Debit card identity theft can ruin anybody’s vacation. I was with a friend in Miami recently, when she discovered that her checking account had been drained of $1,200. We’d just had dinner at a restaurant where we’d split the bill using our debit cards. By the time we’d made it to the corner ATM to withdraw cash (not even 10 steps), her bank card had been deactivated.

After an agonizing call to her bank in the middle of the night, my friend discovered that the someone at the restaurant had processed three consecutive $400 charges using her debit card. As soon as the bank realized the charges were fraudulent, they reinstated her card and returned the funds to her account. As you can imagine, the experience ruined her  night. Unfortunately, her story is not unique.
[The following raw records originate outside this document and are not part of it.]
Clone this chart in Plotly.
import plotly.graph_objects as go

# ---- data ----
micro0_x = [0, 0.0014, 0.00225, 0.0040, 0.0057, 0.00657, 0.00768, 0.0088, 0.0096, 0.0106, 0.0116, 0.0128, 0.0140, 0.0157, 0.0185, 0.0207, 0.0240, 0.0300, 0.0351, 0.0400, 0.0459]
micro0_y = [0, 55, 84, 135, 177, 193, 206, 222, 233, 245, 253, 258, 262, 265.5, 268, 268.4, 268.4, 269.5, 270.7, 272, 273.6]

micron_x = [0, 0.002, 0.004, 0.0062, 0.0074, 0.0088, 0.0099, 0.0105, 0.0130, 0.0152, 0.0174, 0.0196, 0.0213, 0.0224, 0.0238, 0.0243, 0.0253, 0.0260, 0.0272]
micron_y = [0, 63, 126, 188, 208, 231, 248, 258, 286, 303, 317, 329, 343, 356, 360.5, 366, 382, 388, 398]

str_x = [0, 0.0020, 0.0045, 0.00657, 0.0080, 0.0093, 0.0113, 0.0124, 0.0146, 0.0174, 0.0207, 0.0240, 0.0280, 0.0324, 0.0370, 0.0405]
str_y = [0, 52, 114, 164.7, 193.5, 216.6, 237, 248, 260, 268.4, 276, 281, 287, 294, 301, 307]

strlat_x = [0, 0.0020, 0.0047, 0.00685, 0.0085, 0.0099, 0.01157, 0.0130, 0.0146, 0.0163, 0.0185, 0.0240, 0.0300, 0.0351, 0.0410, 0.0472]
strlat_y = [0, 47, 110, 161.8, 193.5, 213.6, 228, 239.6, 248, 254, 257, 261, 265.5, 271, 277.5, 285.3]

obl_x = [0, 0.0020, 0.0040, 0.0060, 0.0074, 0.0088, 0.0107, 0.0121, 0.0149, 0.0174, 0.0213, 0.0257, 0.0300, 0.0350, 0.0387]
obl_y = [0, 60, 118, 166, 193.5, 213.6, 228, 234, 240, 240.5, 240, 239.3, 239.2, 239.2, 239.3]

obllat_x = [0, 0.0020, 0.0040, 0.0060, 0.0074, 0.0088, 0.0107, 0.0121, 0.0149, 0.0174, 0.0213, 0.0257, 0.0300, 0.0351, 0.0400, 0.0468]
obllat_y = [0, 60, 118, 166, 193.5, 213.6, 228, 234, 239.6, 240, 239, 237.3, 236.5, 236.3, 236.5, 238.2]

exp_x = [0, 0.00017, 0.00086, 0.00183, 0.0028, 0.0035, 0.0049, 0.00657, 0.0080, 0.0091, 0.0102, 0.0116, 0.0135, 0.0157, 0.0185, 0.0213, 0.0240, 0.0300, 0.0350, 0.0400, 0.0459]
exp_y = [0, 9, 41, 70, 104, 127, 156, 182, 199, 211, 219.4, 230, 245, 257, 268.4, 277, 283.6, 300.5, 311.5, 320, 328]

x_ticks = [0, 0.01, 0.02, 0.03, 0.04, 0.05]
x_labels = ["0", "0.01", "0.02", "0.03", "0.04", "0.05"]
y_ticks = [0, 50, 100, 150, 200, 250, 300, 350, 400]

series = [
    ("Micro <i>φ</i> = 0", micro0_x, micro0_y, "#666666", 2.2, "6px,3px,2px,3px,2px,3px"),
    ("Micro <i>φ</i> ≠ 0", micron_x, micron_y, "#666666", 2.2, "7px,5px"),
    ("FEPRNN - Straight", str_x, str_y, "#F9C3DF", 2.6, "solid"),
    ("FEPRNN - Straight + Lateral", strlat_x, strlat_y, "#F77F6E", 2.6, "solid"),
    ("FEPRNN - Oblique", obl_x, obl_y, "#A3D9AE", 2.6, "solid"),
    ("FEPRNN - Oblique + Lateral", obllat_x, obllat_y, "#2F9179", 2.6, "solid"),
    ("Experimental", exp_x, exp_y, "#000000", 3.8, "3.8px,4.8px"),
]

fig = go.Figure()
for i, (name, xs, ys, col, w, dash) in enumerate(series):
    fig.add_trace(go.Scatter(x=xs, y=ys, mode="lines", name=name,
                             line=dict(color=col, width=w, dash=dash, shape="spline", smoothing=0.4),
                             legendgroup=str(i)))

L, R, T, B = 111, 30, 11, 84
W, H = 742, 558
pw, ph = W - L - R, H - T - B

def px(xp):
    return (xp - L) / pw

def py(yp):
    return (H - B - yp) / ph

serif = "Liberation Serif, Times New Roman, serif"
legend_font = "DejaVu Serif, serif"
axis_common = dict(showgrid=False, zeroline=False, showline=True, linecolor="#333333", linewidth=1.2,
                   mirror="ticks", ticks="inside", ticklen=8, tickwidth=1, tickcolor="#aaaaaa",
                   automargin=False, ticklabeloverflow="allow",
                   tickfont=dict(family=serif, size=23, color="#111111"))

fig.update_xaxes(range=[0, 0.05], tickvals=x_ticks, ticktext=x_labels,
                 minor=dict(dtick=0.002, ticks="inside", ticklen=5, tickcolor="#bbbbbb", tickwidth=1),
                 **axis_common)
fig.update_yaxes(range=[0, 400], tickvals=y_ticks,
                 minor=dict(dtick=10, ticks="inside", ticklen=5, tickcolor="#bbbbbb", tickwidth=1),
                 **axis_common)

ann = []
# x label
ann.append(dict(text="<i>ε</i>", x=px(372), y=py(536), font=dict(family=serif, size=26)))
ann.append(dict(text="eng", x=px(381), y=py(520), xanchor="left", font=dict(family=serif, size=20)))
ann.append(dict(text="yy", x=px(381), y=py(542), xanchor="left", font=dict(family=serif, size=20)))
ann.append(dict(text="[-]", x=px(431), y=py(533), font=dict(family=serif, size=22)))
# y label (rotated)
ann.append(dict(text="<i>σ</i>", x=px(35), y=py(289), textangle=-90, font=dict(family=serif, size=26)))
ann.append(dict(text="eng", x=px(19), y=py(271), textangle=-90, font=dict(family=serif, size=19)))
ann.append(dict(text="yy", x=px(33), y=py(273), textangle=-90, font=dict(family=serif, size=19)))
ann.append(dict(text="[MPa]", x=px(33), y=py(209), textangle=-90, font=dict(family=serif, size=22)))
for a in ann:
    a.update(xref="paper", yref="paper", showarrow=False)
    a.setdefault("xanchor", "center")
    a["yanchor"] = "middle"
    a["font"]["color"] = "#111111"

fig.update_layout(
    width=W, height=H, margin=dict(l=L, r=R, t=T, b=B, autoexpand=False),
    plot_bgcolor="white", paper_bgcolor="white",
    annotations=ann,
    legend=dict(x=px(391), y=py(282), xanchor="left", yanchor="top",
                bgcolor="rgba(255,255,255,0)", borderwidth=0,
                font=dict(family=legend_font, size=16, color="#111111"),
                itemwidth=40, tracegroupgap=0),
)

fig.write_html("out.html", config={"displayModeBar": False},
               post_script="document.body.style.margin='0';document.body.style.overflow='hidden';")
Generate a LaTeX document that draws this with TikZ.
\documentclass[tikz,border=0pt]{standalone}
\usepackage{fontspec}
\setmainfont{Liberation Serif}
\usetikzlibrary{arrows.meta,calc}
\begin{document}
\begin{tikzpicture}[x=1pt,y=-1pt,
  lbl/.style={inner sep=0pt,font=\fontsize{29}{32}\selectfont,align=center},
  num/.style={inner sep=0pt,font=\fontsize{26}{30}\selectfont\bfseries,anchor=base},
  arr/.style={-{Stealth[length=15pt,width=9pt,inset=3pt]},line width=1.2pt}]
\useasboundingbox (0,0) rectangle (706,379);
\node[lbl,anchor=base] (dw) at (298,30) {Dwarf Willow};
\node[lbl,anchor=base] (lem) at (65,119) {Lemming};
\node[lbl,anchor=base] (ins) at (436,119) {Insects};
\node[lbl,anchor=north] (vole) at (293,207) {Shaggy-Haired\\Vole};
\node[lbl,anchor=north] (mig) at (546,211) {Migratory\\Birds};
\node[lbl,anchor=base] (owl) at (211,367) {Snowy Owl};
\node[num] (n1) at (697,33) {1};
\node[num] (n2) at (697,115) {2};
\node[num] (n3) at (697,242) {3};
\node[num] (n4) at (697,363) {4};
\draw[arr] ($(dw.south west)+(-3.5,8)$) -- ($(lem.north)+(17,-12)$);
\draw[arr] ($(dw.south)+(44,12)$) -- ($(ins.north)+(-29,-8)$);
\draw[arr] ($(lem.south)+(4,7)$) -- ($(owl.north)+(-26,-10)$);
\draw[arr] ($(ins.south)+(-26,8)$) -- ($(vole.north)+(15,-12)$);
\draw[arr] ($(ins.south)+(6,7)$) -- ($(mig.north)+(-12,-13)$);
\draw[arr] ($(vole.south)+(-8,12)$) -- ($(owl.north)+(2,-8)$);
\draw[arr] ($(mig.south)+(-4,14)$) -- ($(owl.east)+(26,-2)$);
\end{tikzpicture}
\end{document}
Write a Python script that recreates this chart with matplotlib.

Debit card identity theft is a common occurrence. According to the FTC’s Consumer Sentinel Network, 2012 saw 31,000 debit card complaints, amounting to over $80 million worth of fraud — the equivalent of $2,580 per debit card. (Source: Consumer Sentinel Network Data Book)

Limiting Losses Resulting From A Lost Or Stolen Debit Card

Should your debit card be lost or stolen, The Fair Credit Billing Act (FCBA) and the Electronic Fund Transfer Act (EFTA) limit your liability. According to EFTA, you will not be held liable for any charges resulting from a debit card previously reported lost or stolen. How long you wait to report the loss will determine the amounts of money you owe. The longer you wait, the more you will be held liable (within two days/$50, more than two days/$500, more than 60 days/you could lose everything). Those who don’t monitor their bank and/or credit statements suffer the worst damage.

The next time you dine out, don’t send your debit card with the server. Request to have your payment processed at the table if possible, or pay at the register. Better, yet, pay with a credit card so that your bank balance isn’t affected, should something go awry. One last word of advice, don’t forget to monitor your statements at least once a month.

Thankfully everything worked out in my friend’s favor. It could’ve very easily been me.